▶ **Recorded data**:
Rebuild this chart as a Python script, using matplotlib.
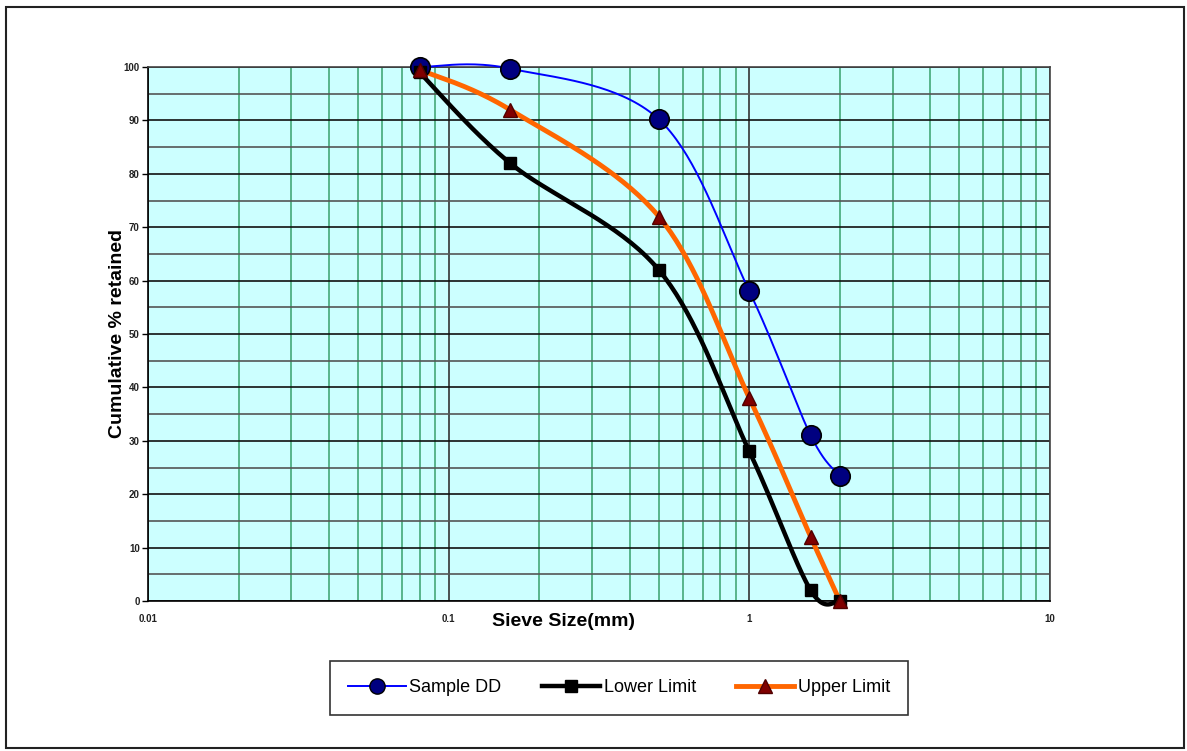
import matplotlib
matplotlib.use('Agg')
import matplotlib.pyplot as plt
from matplotlib.patches import Rectangle
from matplotlib.ticker import FixedLocator, NullFormatter
import numpy as np

plt.rcParams['font.family'] = ['Liberation Sans', 'DejaVu Sans']

sieve = [0.08, 0.16, 0.5, 1.0, 1.6, 2.0]
sample_dd = [100, 99.7, 90.2, 58, 31, 23.4]
lower_limit = [99, 82, 62, 28, 2, 0]
upper_limit = [99.5, 92, 72, 38, 12, 0]

x_ticks = [0.01, 0.1, 1, 10]
x_tick_labels = ['0.01', '0.1', '1', '10']
y_ticks = list(range(0, 101, 10))


def smooth(xs, ys, n=40):
    # Excel style smoothing: Catmull-Rom in log-x space
    lx = np.log10(xs)
    p = np.column_stack([lx, ys])
    p = np.vstack([p[0], p, p[-1]])
    out = []
    for i in range(1, len(p) - 2):
        p0, p1, p2, p3 = p[i - 1], p[i], p[i + 1], p[i + 2]
        c1 = p1 + (p2 - p0) / 6
        c2 = p2 - (p3 - p1) / 6
        t = np.linspace(0, 1, n)[:, None]
        seg = ((1 - t) ** 3) * p1 + 3 * ((1 - t) ** 2) * t * c1 + 3 * (1 - t) * t ** 2 * c2 + t ** 3 * p2
        out.append(seg if i == 1 else seg[1:])
    out = np.vstack(out)
    return 10 ** out[:, 0], out[:, 1]


fig = plt.figure(figsize=(11.87, 7.51), dpi=100)
fig.patches.append(Rectangle((6 / 1187, 3 / 751), 1178 / 1187, 741 / 751,
                             transform=fig.transFigure, fill=False,
                             edgecolor='#222222', lw=1.5))

ax = fig.add_axes([148 / 1187, 1 - 601 / 751, 902 / 1187, 534 / 751])
ax.set_facecolor('#CCFFFF')
ax.set_xscale('log')
ax.set_xlim(0.01, 10)
ax.set_ylim(0, 100)

# grid
for dec in [0.01, 0.1, 1]:
    for m in range(2, 10):
        ax.axvline(dec * m, color='#44A878', lw=1.2, zorder=1)
for v in x_ticks:
    ax.axvline(v, color='#333333', lw=1.2, zorder=1)
for yv in range(5, 100, 10):
    ax.axhline(yv, color='#555555', lw=1.2, zorder=1)
for yv in y_ticks:
    ax.axhline(yv, color='#111111', lw=1.2, zorder=1)

sx, sy = smooth(sieve, sample_dd)
ax.plot(sx, sy, color='#0000FF', lw=1.4, zorder=3, clip_on=False)
ax.plot(sieve, sample_dd, 'o', color='#000080', mec='black', mew=1.2, ms=14,
        zorder=6, clip_on=False)

lx, ly = smooth(sieve, lower_limit)
ax.plot(lx, ly, color='black', lw=3.2, zorder=4, clip_on=False)
ax.plot(sieve, lower_limit, 's', color='black', ms=9, zorder=6, clip_on=False)

ux, uy = smooth(sieve, upper_limit)
ax.plot(ux, uy, color='#FF6600', lw=3.5, zorder=5, clip_on=False)
ax.plot(sieve, upper_limit, '^', color='#800000', mec='#500000', ms=10,
        zorder=7, clip_on=False)

ax.xaxis.set_major_locator(FixedLocator(x_ticks))
ax.set_xticklabels(x_tick_labels)
ax.xaxis.set_minor_formatter(NullFormatter())
ax.tick_params(axis='x', which='both', length=0, pad=9, labelsize=7)
ax.set_yticks(y_ticks)
ax.tick_params(axis='y', length=4, width=1, pad=2, labelsize=7)
for lab in ax.get_xticklabels() + ax.get_yticklabels():
    lab.set_fontweight('bold')
    lab.set_color('#222222')
for s in ax.spines.values():
    s.set_color('#444444')
    s.set_linewidth(1.2)
ax.spines['left'].set_color('black')
ax.spines['bottom'].set_color('black')

fig.text(117 / 1187, 1 - 334 / 751, 'Cumulative % retained', fontsize=14,
         fontweight='bold', rotation=90, ha='center', va='center')
fig.text(563 / 1187, 1 - 621 / 751, 'Sieve Size(mm)', fontsize=14, fontweight='bold',
         ha='center', va='center')

h1, = ax.plot([], [], '-o', color='#0000FF', mfc='#000080', mec='black', ms=11, lw=1.4)
h2, = ax.plot([], [], '-s', color='black', ms=9, lw=3.2)
h3, = ax.plot([], [], '-^', color='#FF6600', mfc='#800000', mec='#500000', ms=10, lw=3.5)
leg = fig.legend([h1, h2, h3], ['Sample DD', 'Lower Limit', 'Upper Limit'],
                 loc='center', ncol=3, mode='expand',
                 bbox_to_anchor=(330 / 1187, 1 - 720 / 751, 578 / 1187, 64 / 751),
                 fancybox=False, edgecolor='black', fontsize=13,
                 handlelength=3.2, handletextpad=0.2, borderpad=1.0,
                 borderaxespad=0)
leg.get_frame().set_linewidth(1.2)

fig.savefig('out.png', dpi=100)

▶ **Work to do**:
Repeat the lines of the listing above verbatim, beginning at its first line and ending at the line containing "upper_limit = [99.5, 92, 72, 38, 12, 0]", which is included. Omit pictures.

▶ **Answer to the problem**:
Rebuild this chart as a Python script, using matplotlib.
import matplotlib
matplotlib.use('Agg')
import matplotlib.pyplot as plt
from matplotlib.patches import Rectangle
from matplotlib.ticker import FixedLocator, NullFormatter
import numpy as np

plt.rcParams['font.family'] = ['Liberation Sans', 'DejaVu Sans']

sieve = [0.08, 0.16, 0.5, 1.0, 1.6, 2.0]
sample_dd = [100, 99.7, 90.2, 58, 31, 23.4]
lower_limit = [99, 82, 62, 28, 2, 0]
upper_limit = [99.5, 92, 72, 38, 12, 0]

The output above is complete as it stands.